The shrapnel from the artillery shell had damaged Pvt. Doe’s right foot and lower leg beyond repair. Pvt. Doe finally received the better medical treatment he deserved once he arrived two weeks later in Archangel, where another amputation procedure was performed at the military hospital. He continued convalescing there during the winter of 1918-1919.
On May 15, 1919, Special Orders No. 25 were issued by Brigadier General Wilds Richardson, which found Pvt. Doe and many others to be "unfit for further active service in North Russia" and ordered them transferred to London, England via the H.M.H.S. Kaylan.

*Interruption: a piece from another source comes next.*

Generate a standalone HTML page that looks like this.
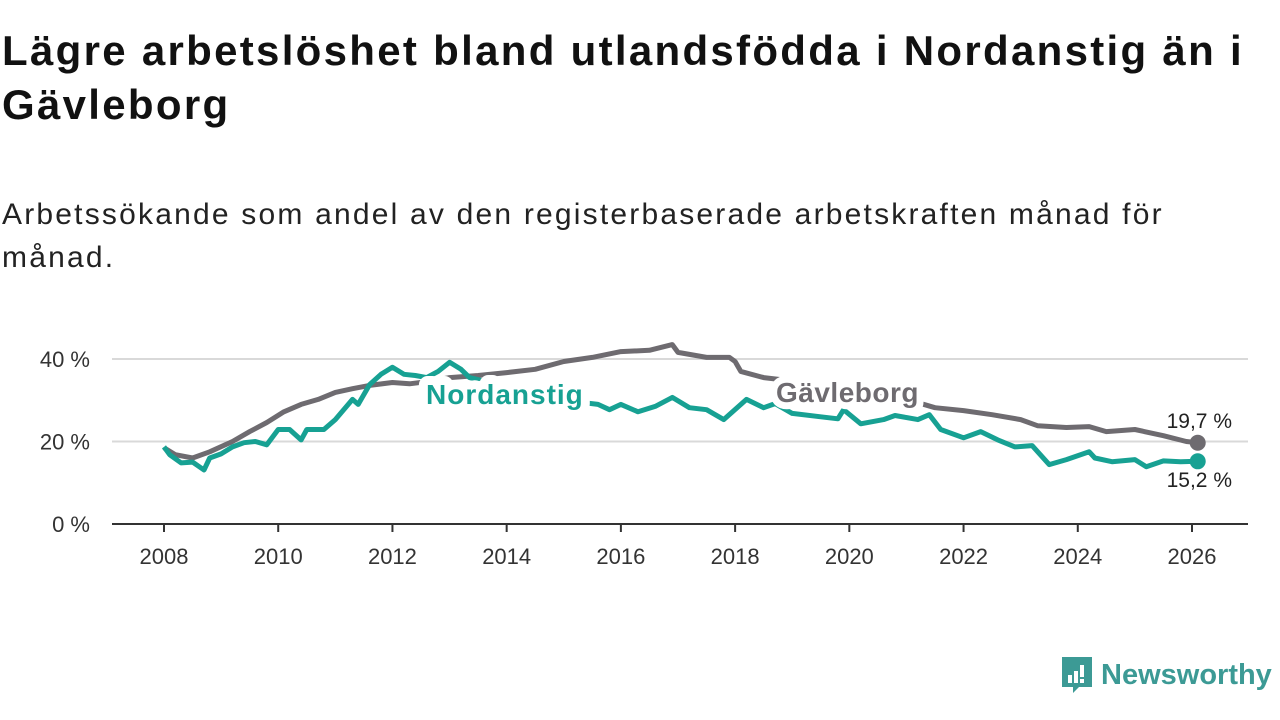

Pvt. Doe returned to the U.S. on July 8, 1919 and was admitted to the Polyclinic Hospital in New York City. He was later transferred to Walter Reed Hospital in Washington, D.C., where he remained until he was honorably discharged from the U.S. Army on March 10, 1920 with a 60% permanent disability.
Charles was now on his own for the first time in almost seventeen months, eleven days short of his 28th birthday and in possession of a government-purchased train ticket that would take him to Sault Ste. Marie and back to his parent’s farm in Brimley.
On October 11, 1922, Charles married Flossie Mae Wynn and they soon settled in Gardenville, MI, where they proceeded to raise a young family.
On January 25, 1935, with Flossie pregnant for the fourth time, Charles had to leave his family behind and travel to Chicago, Illinois for further medical treatment. He was admitted to the Hines Veterans Administration Hospital, where he was treated and released four weeks later on February 23rd.
Charles returned home in time to help his wife during the late stages of her pregnancy. However, on May 24th, Flossie went into labor and both she and her baby died during the attempted delivery, leaving Charles to raise his three young children alone.
In December of 1941, Charles suffered a heart attack and then contracted pneumonia. He passed away at 1:45 a.m. on Christmas Day and was buried alongside his wife and parents in Pine Grove Cemetery. In accordance with his will, his children were sent to live with his wife's nephew in Lapeer, Michigan.